Today's off-the-shelf LMs have incredible generalization, reasoning, and planning capabilities. Agentic harnesses in CaP-Agent0 unleashes their potential in the physical world.
Click on each task to see the agent in action.
CaP-Bench provides the first comprehensive benchmark for evaluating how well large language model agents can write code to control robots. Integrated with hundreds of manipulation tasks across multiple robot learning benchmarks (LIBERO-PRO, Robosuite, BEHAVIOR), CaP-Bench tests both LLM and VLM models on their ability to generate executable robot control policies from natural language instructions.
Click on each task to see the agent in action.
Large language and vision-language models can directly generate executable robot manipulation code with meaningful success rates across multiple tasks — without any task-specific training or fine-tuning. The best model achieves over 30% average success rate across all tasks.
Vision-language model agents, using only natural language prompts and visual feedback, can solve manipulation tasks that state-of-the-art vision-language-action models (e.g., Pi 0.5) fail on entirely. This highlights the surprising generality of code-generation approaches over end-to-end learned policies.

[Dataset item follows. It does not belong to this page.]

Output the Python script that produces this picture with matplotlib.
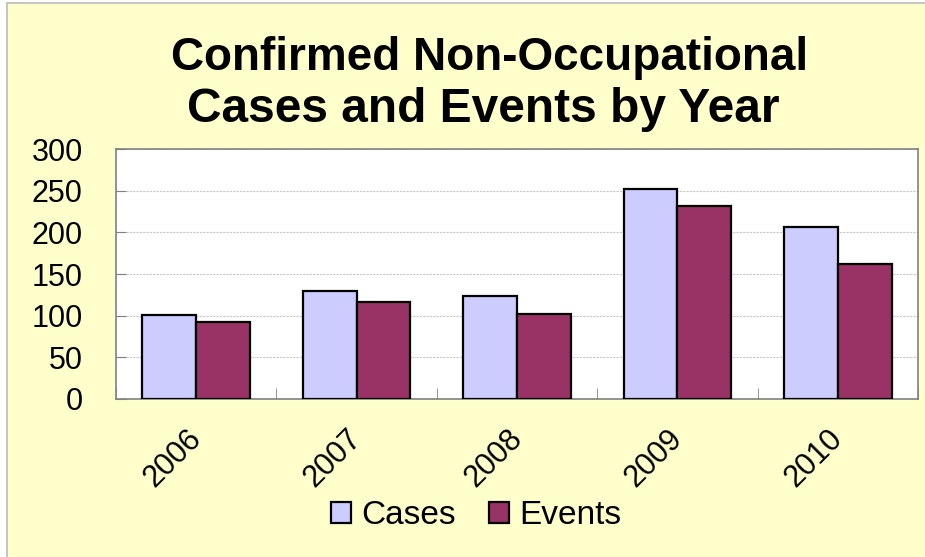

Models that undergo additional post-training (e.g., RLHF, instruction tuning) show consistent improvements in their ability to generate correct robot manipulation code. This suggests that general reasoning improvements directly transfer to embodied task performance.
While larger models dominate on complex manipulation tasks, the performance gap narrows significantly on tasks that primarily require abstract reasoning rather than low-level control. This indicates that model scale is most critical for fine-grained physical reasoning.